When native desert plants are irrigated regularly, they can produce a tremendous amount of new growth. This can be good from the perspective of shade and screening, but the new growth is often weak and can fail during storms. In addition, any plant that is growing too quickly can obstruct a view or interfere with pedestrians.
The traditional treatment for excessive growth is pruning to reduce tree size. This method promotes growth in the most desirable direction and allows a precise reduction in tree height or width. However depending on the species, pruning needs can be extensive and frequent. In some cases, tree growth regulators may be a good alternative to pruning multiple times per year.
When tree growth regulators are properly applied to the soil or foliage of trees and shrubs, the length of new shoots can be reduced by 50% or more.

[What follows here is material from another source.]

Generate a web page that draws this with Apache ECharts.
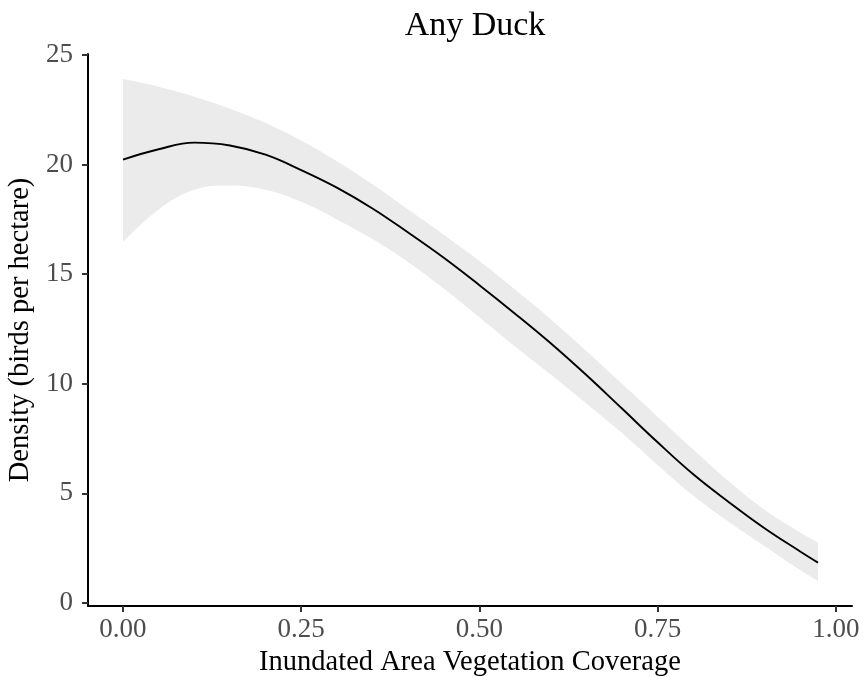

With shrubs, the growth regulator is applied to the foliage and persists for approximately three months. With trees, the growth regulator is applied to the soil and is taken up over time. The effects of soil-applied growth regulators may not be seen immediately, but can last up to three years.
There are also some additional benefits of growth regulators. Because growth is reduced without impacting the amount of chlorophyll in the plant, treated plants can look greener and have denser flowering. Growth regulators can also increase resistance to some foliar diseases. Not all desert plants are appropriate for growth regulation. A Certified Arborist can help you determine if these materials will work on your landscape.